$A^*$ must be scalar matrix if $A$ is scalar

Question

$A$ mapping $\displaystyle *$ from $\displaystyle F_{n}$ to $\displaystyle F_{n}$ is called adjoint if

$\displaystyle \begin{array}{{>{\displaystyle}l}} ( A+B)^{*} =A^{*} +B^{*}\\ ( AB)^{*} =B^{*} A^{*}\\ \left( A^{*}\right)^{*} =A;\\ \text{for all } A,B\in F_{n} \end{array}$

if $\displaystyle \lambda $ is any scalar matrix in $\displaystyle F_{n}$ then prove that $\displaystyle \lambda ^{*}$ must also be a scalar matrix.

For Hermitian adjoint, I know it is true.
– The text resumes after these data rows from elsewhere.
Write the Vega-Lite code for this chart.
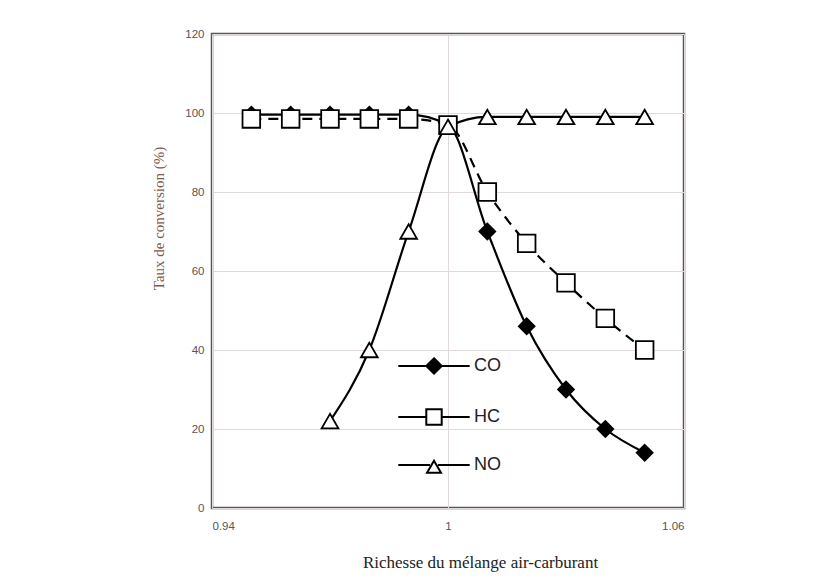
{
  "$schema": "https://vega.github.io/schema/vega-lite/v6.json",
  "width": 472,
  "height": 474,
  "autosize": "none",
  "padding": {"left": 212, "top": 34, "right": 141, "bottom": 80},
  "background": "white",
  "config": {
    "view": {"stroke": "#555", "strokeWidth": 2.5},
    "axis": {"labelFont": "Liberation Sans", "labelFontSize": 11.5, "labelColor": "#555", "gridColor": "#e2dada", "gridWidth": 1, "ticks": false, "domain": false}
  },
  "data": {
    "values": [
      {"r": 0.95, "taux": 99.6, "gaz": "CO"},
      {"r": 0.96, "taux": 99.6, "gaz": "CO"},
      {"r": 0.97, "taux": 99.6, "gaz": "CO"},
      {"r": 0.98, "taux": 99.6, "gaz": "CO"},
      {"r": 0.99, "taux": 99.6, "gaz": "CO"},
      {"r": 1.0, "taux": 97, "gaz": "CO"},
      {"r": 1.01, "taux": 70, "gaz": "CO"},
      {"r": 1.02, "taux": 46, "gaz": "CO"},
      {"r": 1.03, "taux": 30, "gaz": "CO"},
      {"r": 1.04, "taux": 20, "gaz": "CO"},
      {"r": 1.05, "taux": 14, "gaz": "CO"},
      {"r": 0.95, "taux": 98.5, "gaz": "HC"},
      {"r": 0.96, "taux": 98.5, "gaz": "HC"},
      {"r": 0.97, "taux": 98.5, "gaz": "HC"},
      {"r": 0.98, "taux": 98.5, "gaz": "HC"},
      {"r": 0.99, "taux": 98.5, "gaz": "HC"},
      {"r": 1.0, "taux": 97, "gaz": "HC"},
      {"r": 1.01, "taux": 80, "gaz": "HC"},
      {"r": 1.02, "taux": 67, "gaz": "HC"},
      {"r": 1.03, "taux": 57, "gaz": "HC"},
      {"r": 1.04, "taux": 48, "gaz": "HC"},
      {"r": 1.05, "taux": 40, "gaz": "HC"},
      {"r": 0.97, "taux": 22, "gaz": "NO"},
      {"r": 0.98, "taux": 40, "gaz": "NO"},
      {"r": 0.99, "taux": 70, "gaz": "NO"},
      {"r": 1.0, "taux": 96.5, "gaz": "NO"},
      {"r": 1.01, "taux": 99, "gaz": "NO"},
      {"r": 1.02, "taux": 99, "gaz": "NO"},
      {"r": 1.03, "taux": 99, "gaz": "NO"},
      {"r": 1.04, "taux": 99, "gaz": "NO"},
      {"r": 1.05, "taux": 99, "gaz": "NO"}
    ]
  },
  "encoding": {
    "x": {
      "field": "r", "type": "quantitative",
      "scale": {"domain": [0.94, 1.06], "nice": false, "zero": false},
      "axis": {
        "values": [0.94, 1, 1.06], "format": "~g", "labelPadding": 12,
        "title": "Richesse du mélange air-carburant",
        "titleFont": "Liberation Serif", "titleFontSize": 17, "titleFontWeight": "normal", "titleColor": "#222",
        "titleX": 268, "titleY": 54, "titleBaseline": "middle", "titleAnchor": "middle"
      }
    },
    "y": {
      "field": "taux", "type": "quantitative",
      "scale": {"domain": [0, 120], "nice": false},
      "axis": {
        "values": [0, 20, 40, 60, 80, 100, 120], "labelPadding": 8,
        "title": "Taux de conversion (%)",
        "titleFont": "Liberation Serif", "titleFontSize": 15, "titleFontWeight": "normal", "titleColor": "#7d5a50",
        "titleX": -54, "titleY": 184, "titleBaseline": "middle", "titleAngle": -90, "titleAnchor": "middle"
      }
    }
  },
  "layer": [
    {
      "transform": [{"filter": "datum.gaz !== 'HC'"}],
      "mark": {"type": "line", "interpolate": "monotone", "strokeWidth": 2.2},
      "encoding": {
        "color": {
          "field": "gaz", "type": "nominal",
          "scale": {"domain": ["CO", "HC", "NO"], "range": ["black", "black", "black"]},
          "legend": {
            "orient": "none", "legendX": 213, "legendY": 323, "title": null,
            "padding": 0, "symbolSize": 196, "symbolStrokeWidth": 2, "symbolStrokeColor": "black",
            "labelFont": "Liberation Sans", "labelFontSize": 18, "labelColor": "#222", "labelOffset": 31,
            "rowPadding": 27,
            "encode": {
              "symbols": {
                "update": {
                  "shape": {"signal": "datum.value === 'CO' ? 'M-5.1,0L5.1,0M0,-1.1L1.1,0L0,1.1L-1.1,0Z' : datum.value === 'HC' ? 'M-5.1,0L-1.1,0M1.1,0L5.1,0M-1.1,-1.1L1.1,-1.1L1.1,1.1L-1.1,1.1Z' : 'M-5.1,0L-0.58,0M0.58,0L5.1,0M0,-0.6L1,1.1L-1,1.1Z'"},
                  "fill": {"signal": "datum.value === 'CO' ? 'black' : 'white'"},
                  "stroke": {"value": "black"},
                  "strokeWidth": {"value": 2},
                  "opacity": {"value": 1}
                }
              }
            }
          }
        }
      }
    },
    {
      "transform": [{"filter": "datum.gaz === 'HC'"}],
      "mark": {"type": "line", "interpolate": "monotone", "strokeWidth": 2.2, "color": "black", "strokeDash": [10, 7]},
      "encoding": {}
    },
    {
      "transform": [{"filter": "datum.gaz === 'CO'"}],
      "mark": {"type": "point", "shape": "diamond", "filled": true, "fill": "black", "stroke": "black", "strokeWidth": 1.8, "opacity": 1, "size": 250},
      "encoding": {}
    },
    {
      "transform": [{"filter": "datum.gaz === 'HC'"}],
      "mark": {"type": "point", "shape": "square", "filled": true, "fill": "white", "stroke": "black", "strokeWidth": 1.8, "opacity": 1, "size": 310},
      "encoding": {}
    },
    {
      "transform": [{"filter": "datum.gaz === 'NO'"}],
      "mark": {"type": "point", "shape": "triangle-up", "filled": true, "fill": "white", "stroke": "black", "strokeWidth": 1.8, "opacity": 1, "size": 280},
      "encoding": {}
    }
  ]
}
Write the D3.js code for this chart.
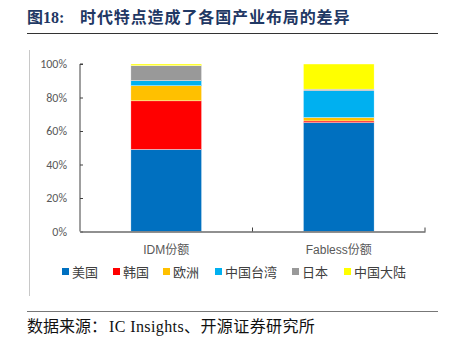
<!DOCTYPE html>
<html>
<head>
<meta charset="utf-8">
<script src="https://cdn.jsdelivr.net/npm/d3@7"></script>
<style>
  body { margin: 0; background: #fff; }
  svg { display: block; }
</style>
</head>
<body>
<div id="chart"></div>
<script>
// data
var categories = ["IDM份额", "Fabless份额"];
var regions = ["美国", "韩国", "欧洲", "中国台湾", "日本", "中国大陆"];
var colors = ["#0070C0", "#FF0000", "#FFC000", "#00B0F0", "#999999", "#FFFF00"];
var idmShare = [49, 29, 9, 3, 9, 1];
var fablessShare = [65, 1, 2, 16, 1, 15];
var yTicks = [0, 20, 40, 60, 80, 100];

var W = 450, H = 347;
var svg = d3.select("#chart").append("svg").attr("width", W).attr("height", H);

// title + rules
var title = svg.append("text")
  .attr("y", 23)
  .attr("fill", "#1F3864")
  .attr("font-family", "'Liberation Serif', 'Noto Sans CJK SC', serif")
  .attr("font-weight", "bold")
  .attr("font-size", 16);
title.append("tspan").attr("x", 27).text("图18:");
title.append("tspan").attr("x", 80).attr("letter-spacing", 0.9)
  .text("时代特点造成了各国产业布局的差异");
svg.append("line").attr("x1", 27).attr("x2", 438).attr("y1", 33.5).attr("y2", 33.5)
  .attr("stroke", "#333").attr("stroke-width", 1.2);
svg.append("line").attr("x1", 29.5).attr("x2", 29.5).attr("y1", 50).attr("y2", 296)
  .attr("stroke", "#c8c8c8").attr("stroke-width", 1);
svg.append("line").attr("x1", 27).attr("x2", 438).attr("y1", 311.5).attr("y2", 311.5)
  .attr("stroke", "#777").attr("stroke-width", 1.2);
var src = svg.append("text")
  .attr("y", 332)
  .attr("fill", "#111")
  .attr("font-family", "'Liberation Serif', 'Noto Sans CJK SC', serif")
  .attr("font-size", 16);
src.append("tspan").attr("x", 27).text("数据来源：");
src.append("tspan").attr("x", 109).attr("letter-spacing", 0.4).text("IC Insights、开源证券研究所");

// scales
var x = d3.scaleBand().domain(categories).range([80, 425])
  .paddingInner(0.59).paddingOuter(0.295);
var y = d3.scaleLinear().domain([0, 100]).range([231.5, 64]);

var rows = categories.map(function (c, i) {
  var vals = i === 0 ? idmShare : fablessShare;
  var o = { cat: c };
  regions.forEach(function (r, j) { o[r] = vals[j]; });
  return o;
});
var stack = d3.stack().keys(regions)(rows);

var layers = svg.selectAll(".layer").data(stack).enter()
  .append("g").attr("class", "layer")
  .attr("fill", function (d, i) { return colors[i]; });
layers.selectAll("rect").data(function (d) { return d; }).enter()
  .append("rect")
  .attr("x", function (d) { return x(d.data.cat); })
  .attr("width", x.bandwidth())
  .attr("y", function (d) { return y(d[1]); })
  .attr("height", function (d) { return y(d[0]) - y(d[1]); })
  .attr("stroke", "#fff").attr("stroke-width", 0.4);

// y axis
var yAxis = svg.append("g").attr("transform", "translate(80,0)")
  .call(d3.axisRight(y).tickValues(yTicks).tickSize(3)
    .tickFormat(function (d) { return d + "%"; }));
yAxis.select(".domain").attr("stroke", "#404040").attr("d", "M3,64H0V231.5");
yAxis.selectAll(".tick line").attr("stroke", "#404040");
yAxis.selectAll(".tick text")
  .attr("x", -13).attr("text-anchor", "end")
  .attr("fill", "#595959")
  .attr("font-family", "Calibri, Carlito, 'Liberation Sans', 'Noto Sans CJK SC', sans-serif")
  .attr("font-size", 12);

// x axis
var xAxis = svg.append("g").attr("transform", "translate(0,231.5)")
  .call(d3.axisBottom(x).tickSize(0).tickPadding(14));
xAxis.select(".domain").attr("stroke", "#6b6b6b").attr("stroke-width", 1.5);
xAxis.selectAll(".tick text")
  .attr("fill", "#595959")
  .attr("font-family", "'Liberation Sans', 'Noto Sans CJK SC', sans-serif")
  .attr("font-size", 12);
// category separators: boundary between bands and the right end
var seps = [x(categories[1]) - x.step() * x.paddingInner() / 2, x.range()[1]];
xAxis.selectAll(".sep").data(seps).enter().append("line")
  .attr("x1", function (d) { return d; }).attr("x2", function (d) { return d; })
  .attr("y1", 0).attr("y2", -4).attr("stroke", "#404040");

// legend
var legX = [62, 113, 163, 215, 292, 344];
var leg = svg.selectAll(".leg").data(regions).enter()
  .append("g").attr("class", "leg")
  .attr("transform", function (d, i) { return "translate(" + legX[i] + ",272)"; });
leg.append("rect").attr("x", 0).attr("y", -4).attr("width", 7).attr("height", 7)
  .attr("fill", function (d, i) { return colors[i]; });
leg.append("text").attr("x", 10).attr("y", 5)
  .attr("fill", "#404040")
  .attr("font-family", "'Noto Sans CJK SC', sans-serif")
  .attr("font-size", 13)
  .text(function (d) { return d; });
</script>
</body>
</html>
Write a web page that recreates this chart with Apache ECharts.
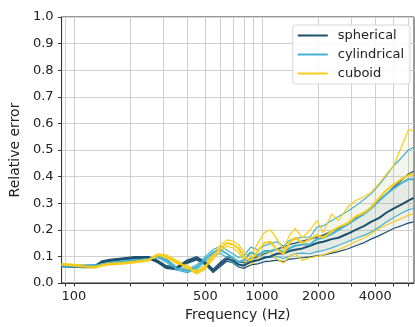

But for general adjoint, how can I prove this?

Answer 1

Recall that a matrix $A \in M_n(F)$ is a scalar matrix if and only if $AB = BA$ for all $B \in M_n(F)$.

Consider the scalar matrix $\lambda I$ for some $\lambda \in F$. For any matrix $B \in M_n(F)$ we have $$(\lambda I) B = B(\lambda I).$$ Applying $*$ on this equality gives $$B^*(\lambda I)^*= (\lambda I)^*B^*, \quad \forall B \in M_n(F).$$ Now, $*$ is bijective since $(B^{*})^* = B$ so $$B(\lambda I)^*= (\lambda I)^*B, \quad \forall B \in M_n(F)$$ which implies that $(\lambda I)^*$ is again a scalar matrix.